TPWD offers several additional resources to provide fun, high quality fishing opportunities to anglers of all skill levels and ages, including:
- Fishing 101 - Learn the basics of fishing with tips and a variety of videos. Resources for how to get started, safety, supplies and gear, casting and baiting and cleaning and storing fish can be found on the TPWD Learn to Fish webpage.
- Find a Place to Fish close to Home – Lakes and rivers across the state provide Texans with many opportunities to fish throughout the state. Check out the May issue of Fish Texas to learn more about how you can find the perfect spot nearby. Included in this issue is the Lake Finder where anglers can search by region or alphabetically if you have a specific lake already in mind. Access to information and fishing tips on more than 150 lakes are available. Also, check out community fishing lakes which can be great options as well.
- Kayak/Canoe Fishing – Heading out on a lake or river to fish on a canoe or kayak can be a great way to fish and remain at a safe physical distance. TPWD maintains multiple paddling trails and River Access and Conservation Area sites that give the public access to some outstanding fishing spots. There are also numerous lakes that can be found using the Lake Finder mentioned above.
- Help the Conservation Effort with your License Purchase – Did you know that 100% of your fishing license fees go to TPWD for on-the-ground conservation efforts such as fish stocking, that help make Texas one of the best places in the country to fish? For more information on licensing, visit the TPWD licenses page.
There are multiple benefits for those who choose to venture out on the water. The Recreational Boating and Fishing Foundation recently launched their “Get on Board Campaign” which highlight’s the mental health benefits of being on the water. Dr. Sue Varma is a nationally recognized psychiatrist partnering with Take Me Fishing.
“The outdoors is a welcome remedy to stress and anxiety,” said Varma. “Being in nature supports each of the four ‘M’s of mental health: mindfulness, mastery, meaningful engagement and movement.”
Fishing in particular encourages mindfulness by helping you get away from distractions, Varma added.
“It supports mastery by teaching you a new skill, it provides meaningful engagement through quality time with others you may be quarantining with, and it promotes physical movement by getting you outside without requiring a strenuous workout,” said Varma. “Looking at fishing from a psychiatrist’s perspective, it’s a smart way to follow social distancing guidelines while prioritizing your health and wellness.”

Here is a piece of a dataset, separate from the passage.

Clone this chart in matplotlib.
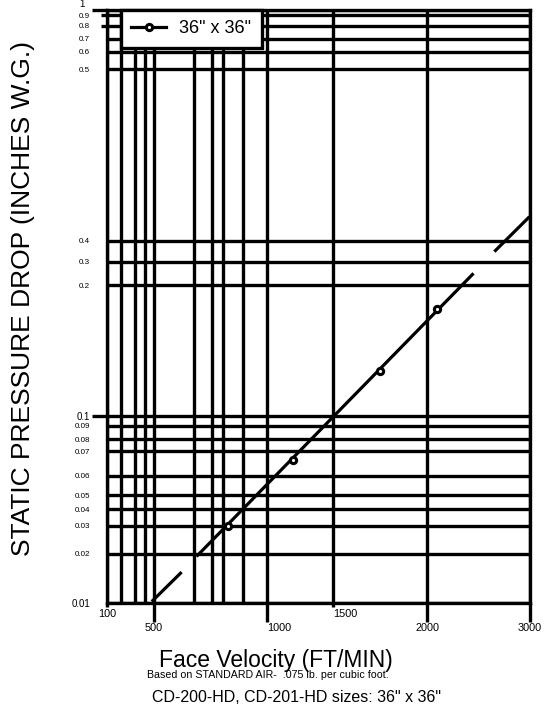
import numpy as np
import matplotlib
matplotlib.use("Agg")
import matplotlib.pyplot as plt
from matplotlib.lines import Line2D
from matplotlib.transforms import ScaledTranslation

plt.rcParams['font.family'] = ['Liberation Sans', 'DejaVu Sans']

# ---------------- data ----------------
VELOCITY_GRID = [100, 200, 300, 400, 500, 600, 700, 800, 900, 1000, 1500, 2000, 3000]
PRESSURE_GRID = [0.01, 0.02, 0.03, 0.04, 0.05, 0.06, 0.07, 0.08, 0.09,
                 0.1, 0.2, 0.3, 0.4, 0.5, 0.6, 0.7, 0.8, 0.9, 1.0]

X_MAJOR = [500, 1000, 2000, 3000]
X_MAJOR_LABELS = ['500', '1000', '2000', '3000']
X_MINOR = [100, 1500]
X_MINOR_LABELS = ['100', '1500']

Y_MAJOR = [0.01, 0.1, 1.0]
Y_MAJOR_LABELS = ['0.01', '0.1', '1']
Y_MINOR = [0.02, 0.03, 0.04, 0.05, 0.06, 0.07, 0.08, 0.09,
           0.2, 0.3, 0.4, 0.5, 0.6, 0.7, 0.8, 0.9]
Y_MINOR_LABELS = ['0.02', '0.03', '0.04', '0.05', '0.06', '0.07', '0.08', '0.09',
                  '0.2', '0.3', '0.4', '0.5', '0.6', '0.7', '0.8', '0.9']

SERIES_LABEL = '36" x 36"'
# dashed performance line (NaN = gap)
LINE_VEL = [475, 569, np.nan, 614, 2454, np.nan, 2657, 3000]
LINE_SP = [0.0103, 0.0163, np.nan, 0.0195, 0.250, np.nan, 0.348, 0.414]
# measured points
MARK_VEL = [825, 1197, 1750, 2098]
MARK_SP = [0.030, 0.0664, 0.134, 0.182]

# ---------------- layout (non-uniform chart scale) ----------------
W, H = 547, 725
AX_L, AX_R, AX_T, AX_B = 107, 529.5, 10, 603
X_SCALE_PX = [107, 121, 135, 145, 154, 194, 212, 223, 243, 267, 333, 427, 529.5]
Y_SCALE_PX = [603, 554, 525.7, 509, 495, 476, 451, 439.3, 426, 415.7,
              285, 261.7, 240.7, 69, 51.7, 38.5, 26, 15, 10]
X_LEFT_ALIGNED = [1000, 1500]
Y_TICKMARK_SHOWN = [0.8, 0.9]
LW = 2.4

xv = np.array(VELOCITY_GRID, float)
xp = np.array(X_SCALE_PX, float)
yv = np.array(PRESSURE_GRID, float)
yp = AX_B - np.array(Y_SCALE_PX, float)


def fx(v):
    return np.interp(v, xv, xp)


def ix(p):
    return np.interp(p, xp, xv)


def fy(v):
    return np.interp(v, yv, yp)


def iy(p):
    return np.interp(p, yp, yv)


fig = plt.figure(figsize=(W / 100, H / 100), dpi=100)
ax = fig.add_axes([AX_L / W, 1 - AX_B / H, (AX_R - AX_L) / W, (AX_B - AX_T) / H])
ax.set_xscale('function', functions=(fx, ix))
ax.set_yscale('function', functions=(fy, iy))
ax.set_xlim(VELOCITY_GRID[0], VELOCITY_GRID[-1])
ax.set_ylim(PRESSURE_GRID[0], PRESSURE_GRID[-1])

for v in VELOCITY_GRID:
    ax.axvline(v, color='k', lw=LW, zorder=1)
for p in PRESSURE_GRID:
    ax.axhline(p, color='k', lw=LW, zorder=1)

ax.plot(LINE_VEL, LINE_SP, color='k', lw=2.3, solid_capstyle='butt', zorder=3)
ax.plot(MARK_VEL, MARK_SP, ls='none', marker='o', ms=4.5, mew=2.2,
        mfc='white', mec='k', zorder=4)

handle = Line2D([], [], color='k', lw=2.3, marker='o', ms=4.5, mew=2.2,
                mfc='white', mec='k')
leg = ax.legend([handle], [SERIES_LABEL], loc='upper left',
                bbox_to_anchor=(121 / W, 1 - 10 / H), bbox_transform=fig.transFigure,
                borderaxespad=0, fontsize=13, frameon=True, fancybox=False,
                framealpha=1, edgecolor='k', handlelength=1.9, handletextpad=0.75,
                borderpad=0.58)
leg.get_frame().set_linewidth(LW)

for s in ax.spines.values():
    s.set_linewidth(LW)

ax.set_xticks(X_MAJOR, X_MAJOR_LABELS)
ax.set_xticks(X_MINOR, X_MINOR_LABELS, minor=True)
ax.set_yticks(Y_MAJOR, Y_MAJOR_LABELS)
ax.set_yticks(Y_MINOR, Y_MINOR_LABELS, minor=True)

ax.tick_params(axis='x', which='major', length=13.7, width=LW, pad=0.7, labelsize=7.8)
ax.tick_params(axis='x', which='minor', length=3, width=LW, pad=1.5, labelsize=7.8)
ax.tick_params(axis='y', which='major', length=10.8, width=LW, pad=1.5, labelsize=7)
ax.tick_params(axis='y', which='minor', length=4.3, width=LW, pad=8, labelsize=5.8)

for v, t in zip(X_MAJOR, ax.xaxis.get_major_ticks(len(X_MAJOR))):
    if v in X_LEFT_ALIGNED:
        t.label1.set_horizontalalignment('left')
for v, t in zip(X_MINOR, ax.xaxis.get_minor_ticks(len(X_MINOR))):
    if v in X_LEFT_ALIGNED:
        t.label1.set_horizontalalignment('left')
ymaj = ax.yaxis.get_major_ticks(len(Y_MAJOR))
ymaj[0].tick1line.set_visible(False)
# the top "1" label sits a little higher and further left
top_lbl = ymaj[-1].label1
top_lbl.set_verticalalignment('bottom')
top_lbl.set_transform(top_lbl.get_transform()
                      + ScaledTranslation(-5 / 100, 1 / 100, fig.dpi_scale_trans))
for v, t in zip(Y_MINOR, ax.yaxis.get_minor_ticks(len(Y_MINOR))):
    if v not in Y_TICKMARK_SHOWN:
        t.tick1line.set_visible(False)

ax.set_xlabel('Face Velocity (FT/MIN)', fontsize=16.5, va='baseline')
ax.xaxis.set_label_coords((275.5 - AX_L) / (AX_R - AX_L), (AX_B - 667) / (AX_B - AX_T))
ax.set_ylabel('STATIC PRESSURE DROP (INCHES W.G.)', fontsize=19, va='center')
ax.yaxis.set_label_coords((23.5 - AX_L) / (AX_R - AX_L), (AX_B - 299) / (AX_B - AX_T))

fig.text(268 / W, 1 - 678.5 / H, 'Based on STANDARD AIR-  .075 lb. per cubic foot.',
         ha='center', va='baseline', fontsize=7.7)
fig.text(296 / W, 1 - 701.7 / H, 'CD-200-HD, CD-201-HD sizes: 36" x 36"',
         ha='center', va='baseline', fontsize=11.5)

fig.savefig('out.png', dpi=100)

Before heading out to the water, the public is encouraged to check with the managing authority of the waterbody they intend to visit for any local ordinances in place. Also, boaters and anglers should continue to maintain a safe physical distance while on the water in accordance with recommended public health guidelines. In addition to physical distancing, remember to wash your hands thoroughly and stay home if you aren’t feeling well.